The opinion is also “further evidence that the FEC is a dysfunctional agency that does more to subvert the law than to enforce it,” Mr. Meehan said. The congressmen have introduced legislation to overhaul the commission. Similar legislation has been introduced by Senator McCain of Arizona and Senator Feingold of Wisconsin.
But Mr. Smith said the judge’s findings are “odd” because “none of the dire predictions about this law have come true.”
Advocates of stricter rules routinely say that the McCain-Feingold law has been effective at removing $500 million in previously unlimited contributions from the political system, he noted.
He said he thought the FEC’s regulations have been “very effective” in implementing the law.
But Judge Kollar-Kotelly said some of the commission’s rules on coordination run “completely afoul” of the law.
The commission’s rules on “coordination” of public communications between candidates and outside groups were too narrow and “would permit an evasion of campaign finance laws,” and “create the potential for gross abuse,” wrote the judge. The rules exempt coordination done more than 120 days prior to an election, and communications that do not specifically mention a candidate.

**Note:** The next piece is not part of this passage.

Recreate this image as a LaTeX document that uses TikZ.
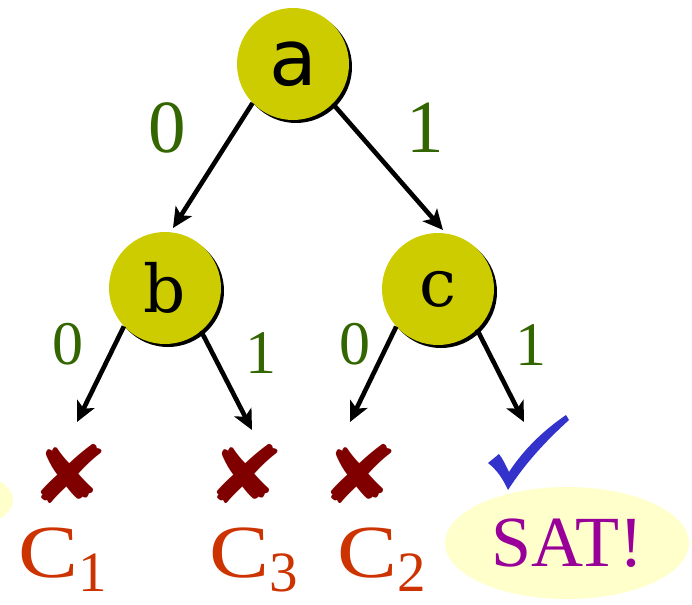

Judge Kollar-Kotelly also rejected a rule that excluded Internet communications from the rules.
Mr. Smith said he was concerned that the ruling appeared to cover a potentially broad range of political expression on the Internet, including unpaid political advertising.
“I think that’s called blogging to a large extent. Bloggers pay for a Web site. I think this has very far reaching implications there,” he said.

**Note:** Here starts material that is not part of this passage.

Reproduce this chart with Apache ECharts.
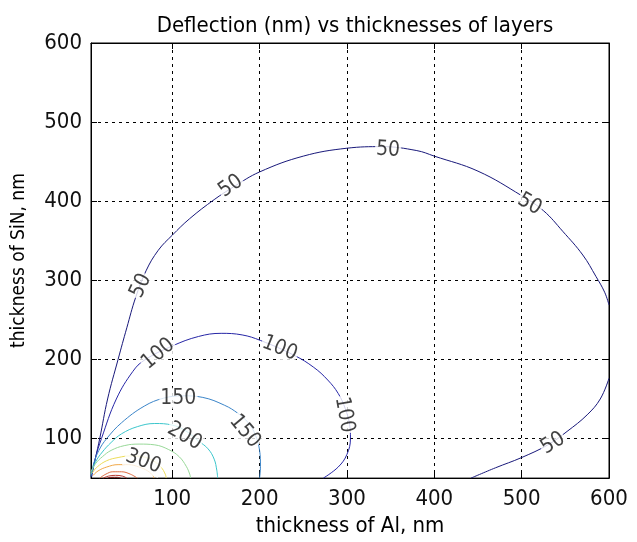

The decision “indicates that courts are going to say you can regulate to your heart’s content,” Mr. Smith said.
The judge also found that the commission’s definition of prohibited “solicitation” was too narrow because it prohibited candidates from “asking” for contributions but allowed “more nuanced forms of solicitation.”
The president of Democracy 21, a group that filed a friend of the court brief in the case, Fred Wertheimer, called the ruling a “massive and stinging repudiation” of the commission’s rule-making.

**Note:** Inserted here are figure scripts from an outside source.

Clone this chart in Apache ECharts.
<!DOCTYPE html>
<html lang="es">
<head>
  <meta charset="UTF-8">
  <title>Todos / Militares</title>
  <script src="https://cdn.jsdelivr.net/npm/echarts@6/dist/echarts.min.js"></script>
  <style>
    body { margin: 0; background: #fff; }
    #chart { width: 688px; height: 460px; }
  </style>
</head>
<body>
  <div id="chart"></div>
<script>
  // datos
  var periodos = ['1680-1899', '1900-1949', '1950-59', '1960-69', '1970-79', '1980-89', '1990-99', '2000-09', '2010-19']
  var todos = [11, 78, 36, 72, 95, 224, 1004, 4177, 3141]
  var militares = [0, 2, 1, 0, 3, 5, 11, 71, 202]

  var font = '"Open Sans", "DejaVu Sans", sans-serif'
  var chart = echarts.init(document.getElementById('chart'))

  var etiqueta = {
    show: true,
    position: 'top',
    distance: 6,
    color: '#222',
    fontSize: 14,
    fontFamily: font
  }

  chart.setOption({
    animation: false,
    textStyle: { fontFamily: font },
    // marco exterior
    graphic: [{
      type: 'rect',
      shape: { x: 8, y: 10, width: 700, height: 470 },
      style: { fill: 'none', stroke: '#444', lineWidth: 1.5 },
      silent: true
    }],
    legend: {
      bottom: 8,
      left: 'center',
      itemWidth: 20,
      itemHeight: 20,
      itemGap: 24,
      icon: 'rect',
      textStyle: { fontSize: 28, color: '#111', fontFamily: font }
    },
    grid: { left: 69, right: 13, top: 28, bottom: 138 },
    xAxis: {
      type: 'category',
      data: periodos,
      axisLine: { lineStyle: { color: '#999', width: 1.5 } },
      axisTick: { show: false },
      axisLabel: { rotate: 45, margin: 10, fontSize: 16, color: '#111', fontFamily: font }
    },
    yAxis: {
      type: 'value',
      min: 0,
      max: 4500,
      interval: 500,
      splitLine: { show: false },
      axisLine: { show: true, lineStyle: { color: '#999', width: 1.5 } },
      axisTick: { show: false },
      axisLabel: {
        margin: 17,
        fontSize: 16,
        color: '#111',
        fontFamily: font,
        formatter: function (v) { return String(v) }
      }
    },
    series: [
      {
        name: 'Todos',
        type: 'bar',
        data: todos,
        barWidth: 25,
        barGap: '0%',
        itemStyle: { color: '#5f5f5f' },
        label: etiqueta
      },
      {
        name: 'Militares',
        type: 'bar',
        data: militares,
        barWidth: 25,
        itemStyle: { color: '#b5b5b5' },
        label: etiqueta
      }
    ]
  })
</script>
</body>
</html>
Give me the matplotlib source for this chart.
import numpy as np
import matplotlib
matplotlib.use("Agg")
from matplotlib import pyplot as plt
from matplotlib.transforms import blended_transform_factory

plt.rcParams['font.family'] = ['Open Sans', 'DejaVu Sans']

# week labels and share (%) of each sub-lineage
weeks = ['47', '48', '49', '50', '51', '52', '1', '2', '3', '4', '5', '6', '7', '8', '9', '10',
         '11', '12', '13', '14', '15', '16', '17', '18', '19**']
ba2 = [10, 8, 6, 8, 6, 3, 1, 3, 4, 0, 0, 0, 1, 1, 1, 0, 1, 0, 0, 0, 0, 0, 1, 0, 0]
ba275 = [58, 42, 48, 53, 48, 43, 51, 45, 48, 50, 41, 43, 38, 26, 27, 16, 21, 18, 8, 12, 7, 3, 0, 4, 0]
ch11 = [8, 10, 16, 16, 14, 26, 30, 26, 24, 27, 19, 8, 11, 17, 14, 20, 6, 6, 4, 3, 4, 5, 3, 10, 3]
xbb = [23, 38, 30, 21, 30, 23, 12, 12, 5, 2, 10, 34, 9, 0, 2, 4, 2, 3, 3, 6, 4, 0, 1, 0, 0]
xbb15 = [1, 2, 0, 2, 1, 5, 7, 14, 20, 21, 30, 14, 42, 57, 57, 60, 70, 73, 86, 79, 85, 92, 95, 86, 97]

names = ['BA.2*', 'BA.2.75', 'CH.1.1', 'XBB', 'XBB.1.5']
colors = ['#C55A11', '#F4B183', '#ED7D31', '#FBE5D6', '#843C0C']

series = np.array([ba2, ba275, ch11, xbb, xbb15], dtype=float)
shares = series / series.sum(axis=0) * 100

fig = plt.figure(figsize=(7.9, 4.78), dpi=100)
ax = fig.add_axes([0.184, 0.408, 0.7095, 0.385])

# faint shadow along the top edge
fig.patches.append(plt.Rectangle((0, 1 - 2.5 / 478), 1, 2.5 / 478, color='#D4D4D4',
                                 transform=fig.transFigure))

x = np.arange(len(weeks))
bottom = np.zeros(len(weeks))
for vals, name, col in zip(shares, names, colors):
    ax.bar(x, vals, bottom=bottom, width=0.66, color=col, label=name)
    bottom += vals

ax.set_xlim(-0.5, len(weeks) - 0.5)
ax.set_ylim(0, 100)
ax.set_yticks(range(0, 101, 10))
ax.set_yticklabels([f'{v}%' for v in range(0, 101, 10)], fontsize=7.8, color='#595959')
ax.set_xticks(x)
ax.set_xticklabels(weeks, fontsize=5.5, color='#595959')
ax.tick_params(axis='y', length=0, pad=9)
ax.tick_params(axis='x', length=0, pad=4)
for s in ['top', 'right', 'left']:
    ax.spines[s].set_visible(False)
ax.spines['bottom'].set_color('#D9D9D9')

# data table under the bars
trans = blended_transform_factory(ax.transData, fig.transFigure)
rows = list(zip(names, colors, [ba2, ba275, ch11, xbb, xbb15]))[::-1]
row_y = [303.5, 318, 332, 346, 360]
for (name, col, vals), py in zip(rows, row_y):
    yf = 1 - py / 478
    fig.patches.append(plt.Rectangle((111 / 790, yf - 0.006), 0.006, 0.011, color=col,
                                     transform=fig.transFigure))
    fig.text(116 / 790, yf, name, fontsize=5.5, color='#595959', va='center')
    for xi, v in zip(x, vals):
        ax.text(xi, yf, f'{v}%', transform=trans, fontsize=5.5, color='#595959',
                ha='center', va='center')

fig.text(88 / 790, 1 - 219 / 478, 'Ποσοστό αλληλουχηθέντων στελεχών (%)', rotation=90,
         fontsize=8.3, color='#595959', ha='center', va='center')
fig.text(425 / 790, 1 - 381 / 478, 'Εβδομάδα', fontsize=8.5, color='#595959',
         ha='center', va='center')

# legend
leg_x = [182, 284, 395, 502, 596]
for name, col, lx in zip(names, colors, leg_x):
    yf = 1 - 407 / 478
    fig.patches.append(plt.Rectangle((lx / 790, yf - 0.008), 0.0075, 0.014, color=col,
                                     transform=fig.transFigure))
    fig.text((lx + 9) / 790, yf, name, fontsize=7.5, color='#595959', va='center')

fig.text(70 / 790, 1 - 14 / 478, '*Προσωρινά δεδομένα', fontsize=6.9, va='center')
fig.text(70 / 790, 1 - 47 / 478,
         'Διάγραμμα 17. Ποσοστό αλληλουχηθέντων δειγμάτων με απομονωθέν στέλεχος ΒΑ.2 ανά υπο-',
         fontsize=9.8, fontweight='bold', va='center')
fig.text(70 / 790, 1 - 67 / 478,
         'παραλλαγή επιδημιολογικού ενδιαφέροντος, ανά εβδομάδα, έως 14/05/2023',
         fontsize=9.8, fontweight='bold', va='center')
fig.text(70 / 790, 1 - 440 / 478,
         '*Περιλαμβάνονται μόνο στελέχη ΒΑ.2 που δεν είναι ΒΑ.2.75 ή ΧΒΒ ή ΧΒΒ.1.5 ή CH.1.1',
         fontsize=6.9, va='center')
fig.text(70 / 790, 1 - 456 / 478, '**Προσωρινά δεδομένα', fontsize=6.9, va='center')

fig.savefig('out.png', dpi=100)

The campaign finance lobbyist for the advocacy group Public Citizen, Craig Holman, said the ruling would “put the FEC on notice that the courts will step in if it is deemed necessary.”
The judge issued the ruling Saturday, but it went widely unnoticed until yesterday.
Also yesterday, advocates of stricter campaign finance laws opened a new front in the campaign finance battle against what they called the last remaining “loophole” in the campaign finance law: nonprofit social welfare, labor, and business groups that participate in campaign-related activities.
While public attention has been focused on so-called 527 groups that have as their primary goal influencing elections, other nonprofit groups have been running political advertising with unregulated contributions from undisclosed donors.
Twenty-six such groups, known as 501(c)s after a section of the tax code, spent more than $91 million to influence at least 117 political contests in 2000 and 2002, according to a report released yesterday by Public Citizen. However, they reported only $12.2 million in electoral expenditures to the Istle majority of the groups backed Republican candidates, and at least 12 of them remain active, according to the report.
Some of these groups pose as “grassroots” organizations while being bankrolled by a few large corporate donors, the report states. Public Citizen launched a new Web site that monitors the groups’ activities, and asked the Internal Revenue Service to regulate the groups more closely.
Public Citizen asked the IRS to launch a formal investigation into the Pharmaceutical Research and Manufacturers of America for not disclosing some $41 million in contributions to four nonprofit groups that ran ads aimed at electing congressional candidates sympathetic to the Medicare drug law passed last year.
A spokesman for PhRMA, Jeffrey Trewhitt, declined to discuss the groups’ contributions, but said, “Any contributions we make are always within the letter and the spirit of the law.”